-- Information shown --

## START

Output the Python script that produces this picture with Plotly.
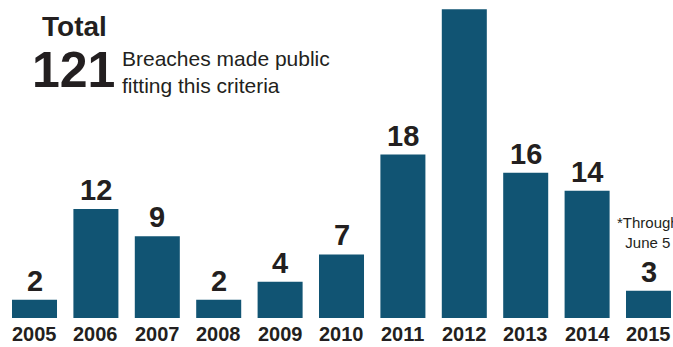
import plotly.graph_objects as go

# breaches made public per year
years = ["2005", "2006", "2007", "2008", "2009", "2010",
         "2011", "2012", "2013", "2014", "2015"]
breaches = [2, 12, 9, 2, 4, 7, 18, 34, 16, 14, 3]
total = sum(breaches)

BAR = "#115473"
INK = "#231f20"
BOLD = "Liberation Sans, Arial, Helvetica, sans-serif"

fig = go.Figure(
    go.Bar(x=list(range(len(years))), y=breaches,
           marker=dict(color=BAR, line_width=0),
           customdata=years, hovertemplate="%{customdata}: %{y}<extra></extra>")
)

# value labels over the bars, year labels under them
for i, (yr, v) in enumerate(zip(years, breaches)):
    fig.add_annotation(x=i, y=v, text=f"<b>{v}</b>", showarrow=False,
                       yanchor="bottom", yshift=1,
                       font=dict(family=BOLD, size=29, color=INK))
    fig.add_annotation(x=i, yref="paper", y=0, text=f"<b>{yr}</b>", showarrow=False,
                       yanchor="top", yshift=-3,
                       font=dict(family=BOLD, size=20, color=INK))

fig.add_annotation(x=len(years) - 1, y=9.4, text="*Through<br>June 5", showarrow=False,
                   xanchor="center", yanchor="middle", xshift=-1,
                   font=dict(family=BOLD, size=15, color=INK))

# headline block
fig.add_annotation(xref="paper", yref="paper", x=40 / 673, y=1 - 9 / 318,
                   text="<b>Total</b>", showarrow=False, xanchor="left", yanchor="top",
                   font=dict(family=BOLD, size=28, color=INK))
fig.add_annotation(xref="paper", yref="paper", x=30 / 673, y=1 - 40 / 318,
                   text=f"<b>{total}</b>", showarrow=False, xanchor="left", yanchor="top",
                   font=dict(family=BOLD, size=50, color=INK))
fig.add_annotation(xref="paper", yref="paper", x=120 / 673, y=1 - 45 / 318,
                   text="Breaches made public<br>fitting this criteria",
                   showarrow=False, xanchor="left", yanchor="top", align="left",
                   font=dict(family=BOLD, size=21, color=INK))

fig.update_layout(
    width=673, height=347,
    margin=dict(l=0, r=0, t=0, b=29),
    paper_bgcolor="white", plot_bgcolor="white",
    bargap=0.267, showlegend=False,
    xaxis=dict(range=[-0.562, 10.399], visible=False),
    yaxis=dict(range=[0, 35.02], visible=False),
)

fig.write_html("out.html", config={"displayModeBar": False},
               post_script="document.body.style.margin='0';")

## END

-- Problem --
Reproduce every line precisely as given, omitting all pictures.

-- Solution for this problem --
Output the Python script that produces this picture with Plotly.
import plotly.graph_objects as go

# breaches made public per year
years = ["2005", "2006", "2007", "2008", "2009", "2010",
         "2011", "2012", "2013", "2014", "2015"]
breaches = [2, 12, 9, 2, 4, 7, 18, 34, 16, 14, 3]
total = sum(breaches)

BAR = "#115473"
INK = "#231f20"
BOLD = "Liberation Sans, Arial, Helvetica, sans-serif"

fig = go.Figure(
    go.Bar(x=list(range(len(years))), y=breaches,
           marker=dict(color=BAR, line_width=0),
           customdata=years, hovertemplate="%{customdata}: %{y}<extra></extra>")
)

# value labels over the bars, year labels under them
for i, (yr, v) in enumerate(zip(years, breaches)):
    fig.add_annotation(x=i, y=v, text=f"<b>{v}</b>", showarrow=False,
                       yanchor="bottom", yshift=1,
                       font=dict(family=BOLD, size=29, color=INK))
    fig.add_annotation(x=i, yref="paper", y=0, text=f"<b>{yr}</b>", showarrow=False,
                       yanchor="top", yshift=-3,
                       font=dict(family=BOLD, size=20, color=INK))

fig.add_annotation(x=len(years) - 1, y=9.4, text="*Through<br>June 5", showarrow=False,
                   xanchor="center", yanchor="middle", xshift=-1,
                   font=dict(family=BOLD, size=15, color=INK))

# headline block
fig.add_annotation(xref="paper", yref="paper", x=40 / 673, y=1 - 9 / 318,
                   text="<b>Total</b>", showarrow=False, xanchor="left", yanchor="top",
                   font=dict(family=BOLD, size=28, color=INK))
fig.add_annotation(xref="paper", yref="paper", x=30 / 673, y=1 - 40 / 318,
                   text=f"<b>{total}</b>", showarrow=False, xanchor="left", yanchor="top",
                   font=dict(family=BOLD, size=50, color=INK))
fig.add_annotation(xref="paper", yref="paper", x=120 / 673, y=1 - 45 / 318,
                   text="Breaches made public<br>fitting this criteria",
                   showarrow=False, xanchor="left", yanchor="top", align="left",
                   font=dict(family=BOLD, size=21, color=INK))

fig.update_layout(
    width=673, height=347,
    margin=dict(l=0, r=0, t=0, b=29),
    paper_bgcolor="white", plot_bgcolor="white",
    bargap=0.267, showlegend=False,
    xaxis=dict(range=[-0.562, 10.399], visible=False),
    yaxis=dict(range=[0, 35.02], visible=False),
)

fig.write_html("out.html", config={"displayModeBar": False},
               post_script="document.body.style.margin='0';")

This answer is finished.